Pandemic after Poverty: A Personal FCNI Staff Perspective

Anonymous, FCNI Staff
April, 4, 2020 -

There have been times in my life when I didn’t have toilet paper. I usually had a roof over my head (even if it was a carroof), but we didn’t always have finished floors. Did you know that the term “dirt poor” is an Americanism from the 1930s referring to someone living in a house that has a dirt floor? In the United States in the 1990s, I was dirt poor, fleeing from one terrifying temporary non-home to another. Being dirt poor is not just a third world condition, it’s not just a Great Depression Era throw-back, and it doesn’t exclude any race. 

With that context, I have to tell you that toilet paper is not very important. Having a safe place to sleep is nice, but even that is not essential to getting through a crisis. I can tell you that having a roof overhead does not mean you’re safe and having a dirt floor does not mean the world is coming to an end. I got through horrible conditions because I loved my family and I felt a responsibility to take care of them. I got through it because I decided I would.

This pandemic, unlike the poverty I experienced, is unprecedented. Every day I hear news reports of new challenges, sometimes followed by proposed solutions. Guess what? Human struggle is not new. Was it Jim Roberts or that guy from Jurassic Park, who said, “Chaos equals change and change equals growth.” If you’ve been in a video conference recently with colleagues who are coping despite technological knowledge gaps or lack of childcare, you have seen this theory play out first-hand. Sometimes it takes some cat-wrangling and mute button reminders, but generally people learn to adjust. As a species we adapt.

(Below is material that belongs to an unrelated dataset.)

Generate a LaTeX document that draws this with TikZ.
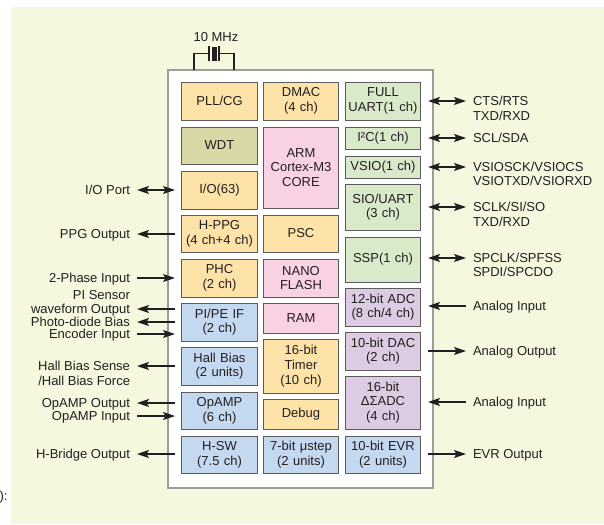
\documentclass[tikz,border=0pt]{standalone}
\usepackage{fontspec}
\setmainfont{Liberation Sans}
\usetikzlibrary{arrows.meta,positioning}
\definecolor{bgcream}{HTML}{F5F7DF}
\definecolor{txt}{HTML}{231F20}
\definecolor{blkline}{HTML}{5C5C5C}
\definecolor{chipline}{HTML}{9C9C9C}
\definecolor{clrY}{HTML}{FDE3A7}
\definecolor{clrK}{HTML}{D8D7A6}
\definecolor{clrP}{HTML}{F9D2E4}
\definecolor{clrG}{HTML}{D9EACB}
\definecolor{clrV}{HTML}{DCCBE2}
\definecolor{clrB}{HTML}{C4D8EF}

\begin{document}
\begin{tikzpicture}[x=1pt,y=-1pt]
\tikzset{
  blk/.style={draw=blkline,line width=0.9pt,minimum width=75.5pt,text width=72pt,align=center,inner sep=0pt,font=\fontsize{13}{14.7}\selectfont,text=txt},
  chipbox/.style={draw=chipline,fill=white,line width=1.4pt,minimum width=265pt,minimum height=418pt,inner sep=0pt},
  lbl/.style={font=\fontsize{13}{14.7}\selectfont,text=txt,inner sep=0pt,outer xsep=7pt,outer ysep=0pt,text height=9.4pt,text depth=0pt},
  lbll/.style={lbl,anchor=east},
  lblr/.style={lbl,anchor=west},
  sig/.style={draw=txt,line width=1.3pt},
  sigout/.style={sig,-{Stealth[length=12pt,width=8pt,inset=2.5pt]}},
  sigin/.style={sig,{Stealth[length=12pt,width=8pt,inset=2.5pt]}-},
  sigbi/.style={sig,{Stealth[length=12pt,width=8pt,inset=2.5pt]}-{Stealth[length=12pt,width=8pt,inset=2.5pt]}},
  lead/.style={draw=txt,line width=1.1pt}
}
\useasboundingbox (0,0) rectangle (604,524);
\fill[bgcream] (11,7) rectangle (604,524);
\node[lbl,anchor=east,outer xsep=0pt] (l_cap) at (7.5,496) {):};

% chip outline
\node[chipbox] (chip) at (300.5,279) {};

% crystal
\node[lbl,anchor=center,outer xsep=0pt] (l_xtal) at (216,37) {10 MHz};
\coordinate (x_l) at (209,53.5);
\coordinate (x_r) at (219,53.5);
\coordinate (x_la) at (194,70);
\coordinate (x_ra) at (234,70);
\draw[lead] (x_l) -| (x_la);
\draw[lead] (x_r) -| (x_ra);
\draw[draw=txt,line width=1.5pt] (209,46.5) -- (209,61.5);
\draw[draw=txt,line width=1.5pt] (219,46.5) -- (219,61.5);
\fill[txt] (212,47.5) rectangle (216.5,61.5);

% column 1
\node[blk,fill=clrY,minimum height=38pt] (b_pll) at (219.5,101) {PLL/CG};
\node[blk,fill=clrK,minimum height=37pt] (b_wdt) at (219.5,145.5) {WDT};
\node[blk,fill=clrY,minimum height=38pt] (b_io) at (219.5,190) {I/O(63)};
\node[blk,fill=clrY,minimum height=37pt] (b_hppg) at (219.5,233.5) {H-PPG\\(4 ch+4 ch)};
\node[blk,fill=clrY,minimum height=38pt] (b_phc) at (219.5,278) {PHC\\(2 ch)};
\node[blk,fill=clrB,minimum height=38pt] (b_pipe) at (219.5,322) {PI/PE IF\\(2 ch)};
\node[blk,fill=clrB,minimum height=38pt] (b_hall) at (219.5,366) {Hall Bias\\(2 units)};
\node[blk,fill=clrB,minimum height=37pt] (b_opamp) at (219.5,410.5) {OpAMP\\(6 ch)};
\node[blk,fill=clrB,minimum height=37pt] (b_hsw) at (219.5,454.5) {H-SW\\(7.5 ch)};

% column 2
\node[blk,fill=clrY,minimum height=38pt] (b_dmac) at (301,101) {DMAC\\(4 ch)};
\node[blk,fill=clrP,minimum height=81pt] (b_arm) at (301,167.5) {ARM\\Cortex-M3\\CORE};
\node[blk,fill=clrY,minimum height=37pt] (b_psc) at (301,233.5) {PSC};
\node[blk,fill=clrP,minimum height=38pt] (b_flash) at (301,278) {NANO\\FLASH};
\node[blk,fill=clrP,minimum height=30pt] (b_ram) at (301,318) {RAM};
\node[blk,fill=clrY,minimum height=54pt] (b_tmr) at (301,366) {16-bit\\Timer\\(10 ch)};
\node[blk,fill=clrY,minimum height=30pt] (b_dbg) at (301,414) {Debug};
\node[blk,fill=clrB,minimum height=37pt] (b_ustep) at (301,454.5) {7-bit μstep\\(2 units)};

% column 3
\node[blk,fill=clrG,minimum height=38pt] (b_uart) at (383,101) {FULL\\UART(1 ch)};
\node[blk,fill=clrG,minimum height=22pt] (b_i2c) at (383,138) {I²C(1 ch)};
\node[blk,fill=clrG,minimum height=22pt] (b_vsio) at (383,167) {VSIO(1 ch)};
\node[blk,fill=clrG,minimum height=46pt] (b_sio) at (383,207) {SIO/UART\\(3 ch)};
\node[blk,fill=clrG,minimum height=45pt] (b_ssp) at (383,259.5) {SSP(1 ch)};
\node[blk,fill=clrV,minimum height=38pt] (b_adc) at (383,307) {12-bit ADC\\(8 ch/4 ch)};
\node[blk,fill=clrV,minimum height=38pt] (b_dac) at (383,351) {10-bit DAC\\(2 ch)};
\node[blk,fill=clrV,minimum height=53pt] (b_dsadc) at (383,402.5) {16-bit\\ΔΣADC\\(4 ch)};
\node[blk,fill=clrB,minimum height=37pt] (b_evr) at (383,454.5) {10-bit EVR\\(2 units)};

% left side signals
\coordinate (c_io) at (175,190);
\coordinate (c_ppg) at (175,234);
\coordinate (c_phase) at (175,278);
\coordinate (c_wave) at (175,309);
\coordinate (c_photo) at (175,322);
\coordinate (c_enc) at (175,334);
\coordinate (c_hall) at (175,366);
\coordinate (c_opout) at (175,403);
\coordinate (c_opin) at (175,416);
\coordinate (c_hbr) at (175,454);
\node[lbll] (l_io) at (137,190) {I/O Port};
\node[lbll] (l_ppg) at (137,234) {PPG Output};
\node[lbll] (l_phase) at (137,278) {2-Phase Input};
\node[lbll] (l_pisens) at (137,295) {PI Sensor};
\node[lbll] (l_wave) at (137,309) {waveform Output};
\node[lbll] (l_photo) at (137,322) {Photo-diode Bias};
\node[lbll] (l_enc) at (137,334) {Encoder Input};
\node[lbll] (l_hall) at (137,366) {Hall Bias Sense};
\node[lbll] (l_force) at (137,381) {/Hall Bias Force};
\node[lbll] (l_opout) at (137,403) {OpAMP Output};
\node[lbll] (l_opin) at (137,416) {OpAMP Input};
\node[lbll] (l_hbr) at (137,454) {H-Bridge Output};
\draw[sigbi] (c_io) -- (l_io);
\draw[sigout] (c_ppg) -- (l_ppg);
\draw[sigin] (c_phase) -- (l_phase);
\draw[sigout] (c_wave) -- (l_wave);
\draw[sigout] (c_photo) -- (l_photo);
\draw[sigin] (c_enc) -- (l_enc);
\draw[sigout] (c_hall) -- (l_hall);
\draw[sigout] (c_opout) -- (l_opout);
\draw[sigin] (c_opin) -- (l_opin);
\draw[sigout] (c_hbr) -- (l_hbr);

% right side signals
\coordinate (c_uart) at (428,101);
\coordinate (c_i2c) at (428,138);
\coordinate (c_vsio) at (428,167);
\coordinate (c_sio) at (428,207);
\coordinate (c_ssp) at (428,258);
\coordinate (c_adc) at (428,306);
\coordinate (c_dac) at (428,351);
\coordinate (c_dsadc) at (428,402);
\coordinate (c_evr) at (428,454);
\node[lblr] (l_uart) at (466,101) {CTS/RTS};
\node[lblr] (l_uart2) at (466,116) {TXD/RXD};
\node[lblr] (l_i2c) at (466,138) {SCL/SDA};
\node[lblr] (l_vsio) at (466,167) {VSIOSCK/VSIOCS};
\node[lblr] (l_vsio2) at (466,181) {VSIOTXD/VSIORXD};
\node[lblr] (l_sio) at (466,207) {SCLK/SI/SO};
\node[lblr] (l_sio2) at (466,222) {TXD/RXD};
\node[lblr] (l_ssp) at (466,258) {SPCLK/SPFSS};
\node[lblr] (l_ssp2) at (466,272) {SPDI/SPCDO};
\node[lblr] (l_adc) at (466,306) {Analog Input};
\node[lblr] (l_dac) at (466,351) {Analog Output};
\node[lblr] (l_dsadc) at (466,402) {Analog Input};
\node[lblr] (l_evr) at (466,454) {EVR Output};
\draw[sigbi] (c_uart) -- (l_uart);
\draw[sigbi] (c_i2c) -- (l_i2c);
\draw[sigbi] (c_vsio) -- (l_vsio);
\draw[sigbi] (c_sio) -- (l_sio);
\draw[sigbi] (c_ssp) -- (l_ssp);
\draw[sigin] (c_adc) -- (l_adc);
\draw[sigout] (c_dac) -- (l_dac);
\draw[sigin] (c_dsadc) -- (l_dsadc);
\draw[sigout] (c_evr) -- (l_evr);
\end{tikzpicture}
\end{document}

Although adaptation and growth are two important components we've developed as homosapiens, there is something to be said about our fundamental core values collectively and as individuals. At FCNI all-staff meetings, we are encouraged to tout the mission statement in unison, "to enhance the wellbeing of children, youth, and families in partnership with our community." I urge you, now more than ever, to tap into your core values. Remember that FCNI serves the needs of the community AND relies on the community to keep us in that state of service. Understanding this balance keeps me feeling determined. It reminds me of the responsibilities I share as an "essential employee."

Perspective is everything. You are living through one of those events that future generations will read about. How does this future history lesson fit with your personal story? Decide. Take care of your loved ones and, in an updated quote from that Chaos Theory guy from Jurassic Park, “You will remember to wash your hands before you [touch] anything?”